Chief organizer Franz Beckenbauer named more World Cup ambassadors, without exception of former professional football players, who officially accompanied their hometowns and World Cup host cities leading up to the World Cup:

- Andreas Köpke: goalkeeper and European champion (1996), goalkeeper coach of the Germany national football team; Köpke was ambassador of Nuremberg
- René Müller: Former GDR choice goalkeeper and former coach of the former second division FC Rot-Weiss Erfurt represented the city of Leipzig.
- Olaf Thon: Football World Champion in Rome in 1990, ended his active career in March 2003; was Ambassador of Gelsenkirchen, where he played for FC Schalke 04 for many years.
- Stefan Reuter: Football World Champion 1990, former captain of Borussia Dortmund; was Ambassador for Dortmund
- Sigi Held: National Football player and participant in the Wembley Final 1966, was later nominated Ambassador for Dortmund in April 2006
- Hansi Müller: The European Champion from 1980 took over the ambassadorial task of Guido Buchwald for Stuttgart. Buchwald was trainer from January 2004 to December 2006 in Japan's professional J1 League with Urawa Red Diamonds and therefore was limited as an available representative.

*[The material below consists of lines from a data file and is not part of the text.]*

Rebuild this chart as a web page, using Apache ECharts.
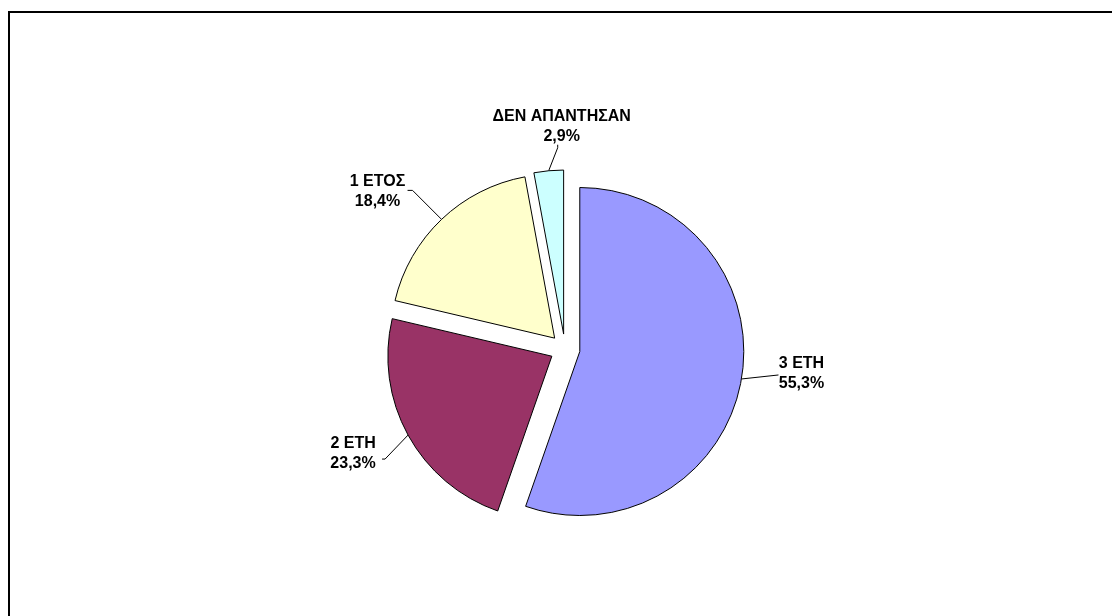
<!DOCTYPE html>
<html>
<head>
<meta charset="utf-8">
<script src="https://cdn.jsdelivr.net/npm/echarts@6/dist/echarts.min.js"></script>
<style>
html,body{margin:0;padding:0;background:#fff;}
#chart{width:1112px;height:616px;}
</style>
</head>
<body>
<div id="chart"></div>
<script>
const categories = ['3 ΕΤΗ', '2 ΕΤΗ', '1 ΕΤΟΣ', 'ΔΕΝ ΑΠΑΝΤΗΣΑΝ'];
const values = [55.3, 23.3, 18.4, 2.9];
const colors = ['#9999FF', '#993366', '#FFFFCC', '#CCFFFF'];

const PIE_CENTER = [565, 349];
const PIE_RADIUS = 164;
const EXPLODE = 15;
// label placement relative to the (exploded) arc anchor: [textDx, textDy, bendDx, bendDy, endDx, endDy]
const labelPlacement = [
  [60, -5, 37, -4, 37, -4],
  [-55, 19, -23, 24, -26, 24],
  [-64, -28, -29, -29, -34, -29],
  [13, -44, 9, -23, 9, -26]
];

const chart = echarts.init(document.getElementById('chart'), null, {renderer: 'canvas'});

const pieData = categories.map((c, i) => ({
  name: c, value: values[i], selected: true, itemStyle: {color: colors[i]}
}));
const labelData = categories.map((c, i) => ({name: c, value: values[i]}));

const fmt = p => p.name + '\n' + p.value.toFixed(1).replace('.', ',') + '%';

chart.setOption({
  animation: false,
  backgroundColor: '#fff',
  graphic: [{
    type: 'rect',
    shape: {x: 9, y: 12, width: 1200, height: 700},
    style: {fill: 'none', stroke: '#000', lineWidth: 2}
  }],
  series: [{
    type: 'pie',
    center: PIE_CENTER,
    radius: [0, PIE_RADIUS],
    startAngle: 90,
    clockwise: true,
    selectedMode: 'multiple',
    selectedOffset: EXPLODE,
    emphasis: {disabled: true},
    itemStyle: {borderColor: '#000', borderWidth: 1},
    label: {show: false},
    labelLine: {show: false},
    data: pieData
  }, {
    type: 'pie',
    center: PIE_CENTER,
    radius: [0, PIE_RADIUS],
    startAngle: 90,
    clockwise: true,
    silent: true,
    selectedMode: false,
    avoidLabelOverlap: false,
    emphasis: {disabled: true},
    itemStyle: {color: 'rgba(0,0,0,0)', borderWidth: 0},
    label: {
      show: true,
      position: 'outside',
      color: '#000',
      fontFamily: 'Liberation Sans, Arial, sans-serif',
      fontWeight: 'bold',
      fontSize: 16,
      lineHeight: 20,
      align: 'center',
      formatter: fmt
    },
    labelLine: {show: true, length: 20, length2: 5, lineStyle: {color: '#000', width: 1}},
    labelLayout: function (params) {
      const pts = params.labelLinePoints;
      if (!pts) return {};
      const p = pts[0];
      const ux = (p[0] - PIE_CENTER[0]) / PIE_RADIUS;
      const uy = (p[1] - PIE_CENTER[1]) / PIE_RADIUS;
      const ax = p[0] + ux * EXPLODE;
      const ay = p[1] + uy * EXPLODE;
      const s = labelPlacement[params.dataIndex];
      return {
        x: ax + s[0],
        y: ay + s[1],
        align: 'center',
        verticalAlign: 'middle',
        labelLinePoints: [[ax, ay], [ax + s[2], ay + s[3]], [ax + s[4], ay + s[5]]]
      };
    },
    data: labelData
  }]
});
</script>
</body>
</html>
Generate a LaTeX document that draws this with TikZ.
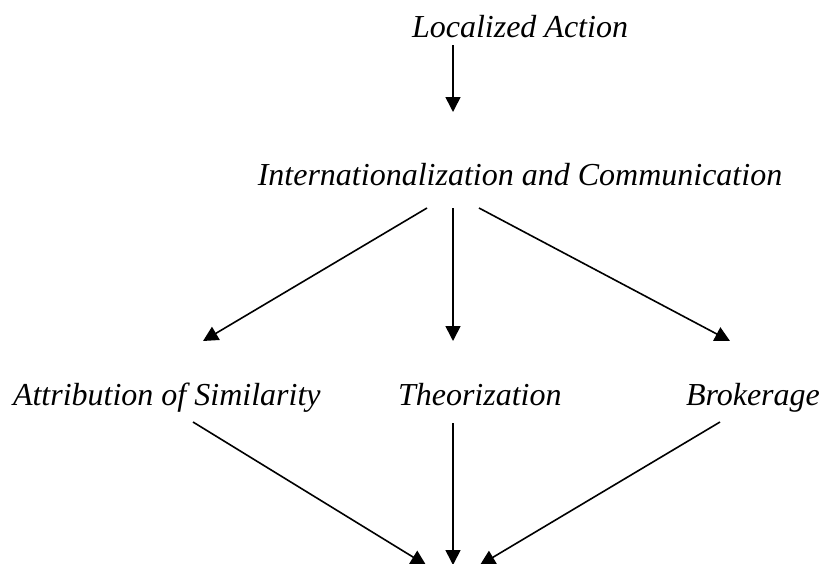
\documentclass[tikz,border=0pt]{standalone}
\usepackage{fontspec}
\setmainfont{Liberation Serif}
\usetikzlibrary{arrows.meta,calc}
\begin{document}
\begin{tikzpicture}[x=1pt,y=-1pt,
  lbl/.style={inner sep=0pt,outer sep=0pt,font=\fontsize{32}{38}\selectfont\itshape},
  arr/.style={line width=1.6pt,-{Triangle[length=15pt,width=15pt]}}]
\useasboundingbox (0,0) rectangle (821,563);
\node[lbl,anchor=base] (loc) at (520,37) {Localized Action};
\node[lbl,anchor=base] (int) at (520,185) {Internationalization and Communication};
\node[lbl,anchor=base west] (attr) at (13,405) {Attribution of Similarity};
\node[lbl,anchor=base west] (theo) at (398,405) {Theorization};
\node[lbl,anchor=base west] (brok) at (686,405) {Brokerage};
\coordinate (t1) at (426,565);
\coordinate (t2) at (453,565);
\coordinate (t3) at (480,565);
\draw[arr] ($(loc.base)+(-67,8)$) -- ($(int.base)+(-67,-73)$);
\draw[arr] ($(int.base)+(-93,23)$) -- ($(attr.base west)+(190,-64)$);
\draw[arr] ($(int.base)+(-67,23)$) -- ($(theo.base west)+(55,-64)$);
\draw[arr] ($(int.base)+(-41,23)$) -- ($(brok.base west)+(44,-64)$);
\draw[arr] ($(attr.base west)+(180,17)$) -- (t1);
\draw[arr] ($(theo.base west)+(55,18)$) -- (t2);
\draw[arr] ($(brok.base west)+(34,17)$) -- (t3);
\end{tikzpicture}
\end{document}
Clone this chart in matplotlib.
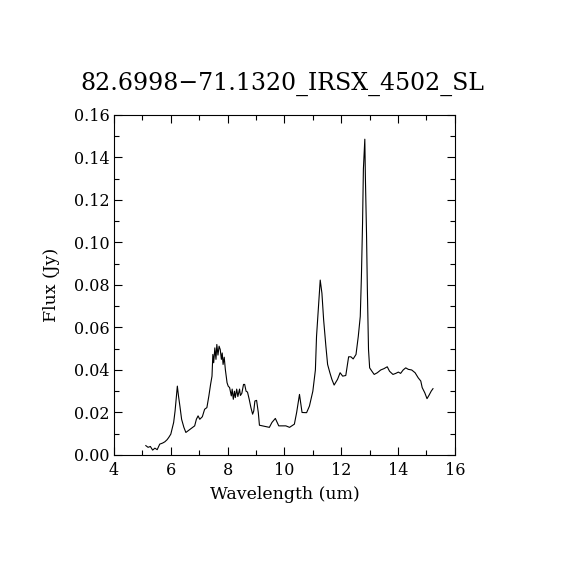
import matplotlib
matplotlib.use('Agg')
import matplotlib.pyplot as plt
from matplotlib.ticker import MultipleLocator

# spectrum
wave = [5.12, 5.20, 5.28, 5.36, 5.44, 5.52, 5.61, 5.71, 5.79, 5.87, 5.93, 6.00,
        6.06, 6.10, 6.15, 6.20, 6.23, 6.27, 6.32, 6.38, 6.46, 6.53, 6.61, 6.72,
        6.84, 6.90, 6.96, 7.02, 7.11, 7.19, 7.27, 7.34, 7.40, 7.45, 7.48, 7.51,
        7.55, 7.59, 7.62, 7.66, 7.70, 7.74, 7.78, 7.81, 7.84, 7.88, 7.92, 7.98,
        8.02, 8.07, 8.13, 8.16, 8.20, 8.24, 8.27, 8.32, 8.36, 8.42, 8.45, 8.50,
        8.56, 8.60, 8.65, 8.70, 8.76, 8.82, 8.88, 8.92, 8.96, 9.02, 9.08, 9.12,
        9.23, 9.35, 9.47, 9.56, 9.68, 9.80, 9.94, 10.05, 10.18, 10.35, 10.43,
        10.53, 10.62, 10.78, 10.88, 11.00, 11.09, 11.13, 11.20, 11.26, 11.32,
        11.38, 11.46, 11.52, 11.60, 11.67, 11.75, 11.87, 11.96, 12.05, 12.16,
        12.26, 12.34, 12.42, 12.52, 12.60, 12.67, 12.71, 12.75, 12.78, 12.83,
        12.85, 12.89, 12.92, 12.96, 13.00, 13.08, 13.16, 13.27, 13.39, 13.50,
        13.62, 13.70, 13.82, 13.92, 14.01, 14.09, 14.18, 14.27, 14.36, 14.48,
        14.60, 14.71, 14.80, 14.85, 14.94, 15.02, 15.09, 15.17, 15.23]
flux = [0.0044, 0.0036, 0.0040, 0.0023, 0.0032, 0.0025, 0.0051, 0.0056, 0.0062, 0.0072, 0.0083, 0.0098,
        0.0130, 0.0153, 0.0207, 0.0278, 0.0324, 0.0278, 0.0230, 0.0168, 0.0130, 0.0106, 0.0114, 0.0125,
        0.0137, 0.0168, 0.0184, 0.0168, 0.0180, 0.0215, 0.0223, 0.0278, 0.0332, 0.0371, 0.0473, 0.0434,
        0.0504, 0.0450, 0.0520, 0.0470, 0.0512, 0.0496, 0.0450, 0.0480, 0.0426, 0.0460, 0.0402, 0.0340,
        0.0324, 0.0317, 0.0278, 0.0310, 0.0262, 0.0300, 0.0270, 0.0310, 0.0275, 0.0310, 0.0280, 0.0290,
        0.0332, 0.0332, 0.0300, 0.0296, 0.0262, 0.0223, 0.0192, 0.0207, 0.0254, 0.0257, 0.0200, 0.0140,
        0.0137, 0.0134, 0.0130, 0.0153, 0.0172, 0.0137, 0.0137, 0.0137, 0.0130, 0.0145, 0.0200,
        0.0285, 0.0200, 0.0199, 0.0230, 0.0300, 0.0400, 0.0558, 0.0699, 0.0823, 0.0761,
        0.0636, 0.0511, 0.0426, 0.0387, 0.0356, 0.0329, 0.0356, 0.0387, 0.0371, 0.0374,
        0.0462, 0.0462, 0.0452, 0.0473, 0.0558, 0.0652, 0.0839, 0.1089, 0.1346, 0.1486,
        0.1307, 0.1042, 0.0777, 0.0496, 0.0410, 0.0394, 0.0379, 0.0387, 0.0400, 0.0406,
        0.0415, 0.0394, 0.0379, 0.0384, 0.0390, 0.0384, 0.0400, 0.0410, 0.0403, 0.0400,
        0.0387, 0.0363, 0.0348, 0.0317, 0.0293, 0.0265, 0.0281, 0.0301, 0.0312]

title = "82.6998\u221271.1320_IRSX_4502_SL"

plt.rcParams['font.family'] = ['DejaVu Serif']

fig = plt.figure(figsize=(5.7, 5.7), dpi=100)
ax = fig.add_axes([0.2, 0.2018, 0.598, 0.5965])
ax.plot(wave, flux, color='black', linewidth=0.8)

ax.set_xlim(4, 16)
ax.set_ylim(0, 0.16)
ax.xaxis.set_major_locator(MultipleLocator(2))
ax.xaxis.set_minor_locator(MultipleLocator(1))
ax.yaxis.set_major_locator(MultipleLocator(0.02))
ax.yaxis.set_minor_locator(MultipleLocator(0.01))
ax.yaxis.set_major_formatter(plt.FuncFormatter(lambda v, p: "%.2f" % v))
ax.tick_params(which='both', direction='in', top=True, right=True, labelsize=11.5, width=0.8)
ax.tick_params(which='major', length=6)
ax.tick_params(axis='x', which='major', pad=5)
ax.tick_params(axis='y', which='major', pad=3)
ax.tick_params(which='minor', length=3.5)
for s in ax.spines.values():
    s.set_linewidth(0.8)

ax.set_xlabel("Wavelength (um)", fontsize=12.5, labelpad=5)
ax.set_ylabel("Flux (Jy)", fontsize=12.5, labelpad=10)
fig.text(0.495, 0.852, title, ha='center', va='center', fontsize=17)

fig.savefig('out.png', dpi=100, facecolor='white')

- Horst Eckel: World Champion in Bern in 1954, he was the youngest in the victorious team coached by Sepp Herberger; was ambassador for Kaiserslautern
- Uwe Seeler: honorary captain of the national team, the first top scorer in the Bundesliga in 1964; Uwe was ambassador for his home town of Hamburg
- Hans Siemensmeyer: Record goal scorer in the history of Hannover 96; was ambassador for his hometown of Hannover
- Wolfgang Overath: World champion of 1974, former outstanding midfielder of 1. FC Köln, from June 2004 to November 2011 was President of the Association; was ambassador for Cologne
- Michael Preetz: Centre forward for Hertha BSC, he represented the Berliners in the national team seven times, scoring three goals; was ambassador for Berlin
- Bernd Hölzenbein: World Champion of 1974 and striker for Eintracht Frankfurt; was ambassador for Frankfurt
- Jürgen Grabowski: World champion of 1974, led Eintracht Frankfurt in 1980 to a UEFA Cup victory; was ambassador of Frankfurt together with Hölzenbein
- Gerd Müller: The former center forward who was victorious three times in the final of the European Cup with FC Bayern Munich, represented the Bavarian capital of Munich. 1966/67 Müller won with Bayern the UEFA Cup Winners' Cup, in 1972 he won the European football championship, and two years later the World Cup final in Munich. His records include: 365 goals in the Bundesliga, 40 in a single season, and 68 goals in 62 internationals.